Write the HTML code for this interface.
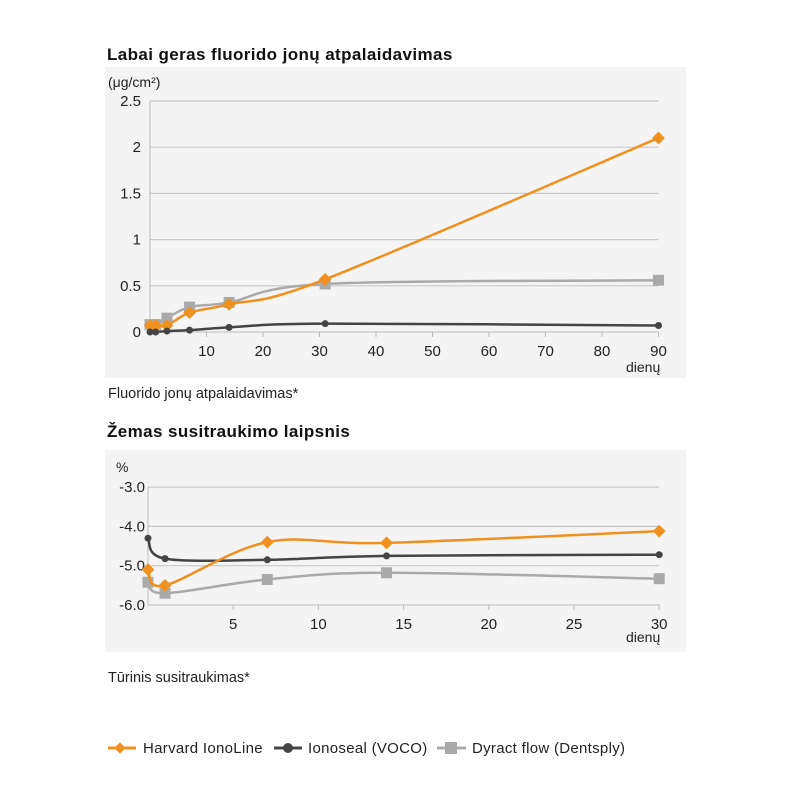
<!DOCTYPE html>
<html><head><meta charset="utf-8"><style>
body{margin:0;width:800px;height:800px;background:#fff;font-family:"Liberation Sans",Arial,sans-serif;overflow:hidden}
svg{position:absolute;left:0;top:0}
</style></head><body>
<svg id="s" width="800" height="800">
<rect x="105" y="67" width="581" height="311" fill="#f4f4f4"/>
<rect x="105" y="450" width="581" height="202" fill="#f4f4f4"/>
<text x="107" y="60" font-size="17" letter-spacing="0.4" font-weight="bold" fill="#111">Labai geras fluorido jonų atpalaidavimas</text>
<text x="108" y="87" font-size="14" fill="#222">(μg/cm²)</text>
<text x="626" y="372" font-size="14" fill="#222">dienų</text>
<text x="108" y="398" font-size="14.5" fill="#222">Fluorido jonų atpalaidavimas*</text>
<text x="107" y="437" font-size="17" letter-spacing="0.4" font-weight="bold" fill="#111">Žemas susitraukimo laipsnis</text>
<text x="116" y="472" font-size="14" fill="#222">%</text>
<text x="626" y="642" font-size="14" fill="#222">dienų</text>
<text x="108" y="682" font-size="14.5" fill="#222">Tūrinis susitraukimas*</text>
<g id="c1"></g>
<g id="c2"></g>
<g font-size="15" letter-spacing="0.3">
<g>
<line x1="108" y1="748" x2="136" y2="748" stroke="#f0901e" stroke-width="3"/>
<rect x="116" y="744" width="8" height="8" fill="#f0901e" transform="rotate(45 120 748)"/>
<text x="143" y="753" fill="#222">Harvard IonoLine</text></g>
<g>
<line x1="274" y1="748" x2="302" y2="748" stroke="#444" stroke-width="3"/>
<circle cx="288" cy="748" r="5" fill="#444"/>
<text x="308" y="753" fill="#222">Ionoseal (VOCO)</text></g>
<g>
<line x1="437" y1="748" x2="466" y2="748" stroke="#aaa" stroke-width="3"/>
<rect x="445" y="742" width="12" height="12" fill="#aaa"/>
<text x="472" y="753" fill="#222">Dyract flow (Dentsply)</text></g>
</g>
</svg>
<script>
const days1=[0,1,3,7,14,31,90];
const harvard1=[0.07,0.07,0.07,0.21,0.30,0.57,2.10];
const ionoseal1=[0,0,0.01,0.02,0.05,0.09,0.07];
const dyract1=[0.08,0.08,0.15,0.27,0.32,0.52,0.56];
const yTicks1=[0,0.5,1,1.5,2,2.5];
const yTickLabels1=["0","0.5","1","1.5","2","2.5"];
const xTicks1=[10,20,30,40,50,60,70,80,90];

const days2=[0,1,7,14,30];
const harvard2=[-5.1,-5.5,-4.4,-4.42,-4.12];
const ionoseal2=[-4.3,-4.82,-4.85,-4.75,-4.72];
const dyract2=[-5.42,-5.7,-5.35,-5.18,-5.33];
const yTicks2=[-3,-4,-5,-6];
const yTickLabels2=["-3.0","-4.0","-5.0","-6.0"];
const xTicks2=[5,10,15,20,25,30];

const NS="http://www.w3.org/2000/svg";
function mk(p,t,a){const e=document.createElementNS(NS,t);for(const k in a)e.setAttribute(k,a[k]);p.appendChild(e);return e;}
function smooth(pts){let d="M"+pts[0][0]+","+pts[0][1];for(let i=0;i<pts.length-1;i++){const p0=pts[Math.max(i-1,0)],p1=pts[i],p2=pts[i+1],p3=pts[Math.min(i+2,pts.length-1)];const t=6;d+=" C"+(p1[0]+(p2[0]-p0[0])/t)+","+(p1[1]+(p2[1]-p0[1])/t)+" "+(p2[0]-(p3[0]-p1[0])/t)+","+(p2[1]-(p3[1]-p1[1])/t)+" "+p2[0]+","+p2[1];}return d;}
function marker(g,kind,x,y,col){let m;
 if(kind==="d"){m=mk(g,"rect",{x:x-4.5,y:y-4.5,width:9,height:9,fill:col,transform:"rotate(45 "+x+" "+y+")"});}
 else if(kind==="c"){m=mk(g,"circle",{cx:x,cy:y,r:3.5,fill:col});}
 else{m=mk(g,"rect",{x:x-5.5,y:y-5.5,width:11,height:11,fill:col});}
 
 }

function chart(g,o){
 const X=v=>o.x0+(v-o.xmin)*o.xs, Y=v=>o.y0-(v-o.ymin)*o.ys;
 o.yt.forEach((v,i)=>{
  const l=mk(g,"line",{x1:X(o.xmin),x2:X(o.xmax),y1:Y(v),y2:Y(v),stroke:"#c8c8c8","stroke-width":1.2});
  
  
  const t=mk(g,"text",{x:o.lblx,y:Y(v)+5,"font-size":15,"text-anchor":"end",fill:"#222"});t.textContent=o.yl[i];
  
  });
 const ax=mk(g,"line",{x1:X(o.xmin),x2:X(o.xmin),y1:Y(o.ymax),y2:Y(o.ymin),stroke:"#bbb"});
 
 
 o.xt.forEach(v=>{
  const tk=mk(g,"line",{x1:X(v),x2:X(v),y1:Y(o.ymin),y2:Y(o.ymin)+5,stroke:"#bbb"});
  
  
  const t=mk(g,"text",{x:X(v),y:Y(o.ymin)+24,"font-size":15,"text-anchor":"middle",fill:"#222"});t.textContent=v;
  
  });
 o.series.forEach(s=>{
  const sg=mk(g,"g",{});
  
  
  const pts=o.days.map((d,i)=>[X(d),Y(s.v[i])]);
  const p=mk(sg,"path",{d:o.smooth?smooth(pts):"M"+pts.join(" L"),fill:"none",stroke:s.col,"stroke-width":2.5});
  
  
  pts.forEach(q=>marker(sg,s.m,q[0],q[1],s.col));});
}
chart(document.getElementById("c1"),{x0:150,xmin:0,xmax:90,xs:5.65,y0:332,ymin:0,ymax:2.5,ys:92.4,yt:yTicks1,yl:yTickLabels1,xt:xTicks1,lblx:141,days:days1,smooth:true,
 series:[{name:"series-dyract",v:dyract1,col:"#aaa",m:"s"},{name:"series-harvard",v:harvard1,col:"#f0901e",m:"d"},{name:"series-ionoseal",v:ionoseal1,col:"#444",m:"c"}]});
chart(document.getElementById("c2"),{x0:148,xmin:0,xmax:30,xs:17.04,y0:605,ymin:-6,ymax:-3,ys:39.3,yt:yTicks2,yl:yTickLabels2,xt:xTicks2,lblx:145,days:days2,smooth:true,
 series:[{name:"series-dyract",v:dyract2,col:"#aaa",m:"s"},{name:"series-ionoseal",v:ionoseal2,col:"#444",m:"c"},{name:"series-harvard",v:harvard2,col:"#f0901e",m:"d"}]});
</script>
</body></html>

○ ○ ○ ○

◆ EXERCISE
Print the data above verbatim from the first line through the line holding "const xTicks1=[10,20,30,40,50,60,70,80,90];", leaving every picture out.

◆ EXERCISE RESPONSE
Write the HTML code for this interface.
<!DOCTYPE html>
<html><head><meta charset="utf-8"><style>
body{margin:0;width:800px;height:800px;background:#fff;font-family:"Liberation Sans",Arial,sans-serif;overflow:hidden}
svg{position:absolute;left:0;top:0}
</style></head><body>
<svg id="s" width="800" height="800">
<rect x="105" y="67" width="581" height="311" fill="#f4f4f4"/>
<rect x="105" y="450" width="581" height="202" fill="#f4f4f4"/>
<text x="107" y="60" font-size="17" letter-spacing="0.4" font-weight="bold" fill="#111">Labai geras fluorido jonų atpalaidavimas</text>
<text x="108" y="87" font-size="14" fill="#222">(μg/cm²)</text>
<text x="626" y="372" font-size="14" fill="#222">dienų</text>
<text x="108" y="398" font-size="14.5" fill="#222">Fluorido jonų atpalaidavimas*</text>
<text x="107" y="437" font-size="17" letter-spacing="0.4" font-weight="bold" fill="#111">Žemas susitraukimo laipsnis</text>
<text x="116" y="472" font-size="14" fill="#222">%</text>
<text x="626" y="642" font-size="14" fill="#222">dienų</text>
<text x="108" y="682" font-size="14.5" fill="#222">Tūrinis susitraukimas*</text>
<g id="c1"></g>
<g id="c2"></g>
<g font-size="15" letter-spacing="0.3">
<g>
<line x1="108" y1="748" x2="136" y2="748" stroke="#f0901e" stroke-width="3"/>
<rect x="116" y="744" width="8" height="8" fill="#f0901e" transform="rotate(45 120 748)"/>
<text x="143" y="753" fill="#222">Harvard IonoLine</text></g>
<g>
<line x1="274" y1="748" x2="302" y2="748" stroke="#444" stroke-width="3"/>
<circle cx="288" cy="748" r="5" fill="#444"/>
<text x="308" y="753" fill="#222">Ionoseal (VOCO)</text></g>
<g>
<line x1="437" y1="748" x2="466" y2="748" stroke="#aaa" stroke-width="3"/>
<rect x="445" y="742" width="12" height="12" fill="#aaa"/>
<text x="472" y="753" fill="#222">Dyract flow (Dentsply)</text></g>
</g>
</svg>
<script>
const days1=[0,1,3,7,14,31,90];
const harvard1=[0.07,0.07,0.07,0.21,0.30,0.57,2.10];
const ionoseal1=[0,0,0.01,0.02,0.05,0.09,0.07];
const dyract1=[0.08,0.08,0.15,0.27,0.32,0.52,0.56];
const yTicks1=[0,0.5,1,1.5,2,2.5];
const yTickLabels1=["0","0.5","1","1.5","2","2.5"];
const xTicks1=[10,20,30,40,50,60,70,80,90];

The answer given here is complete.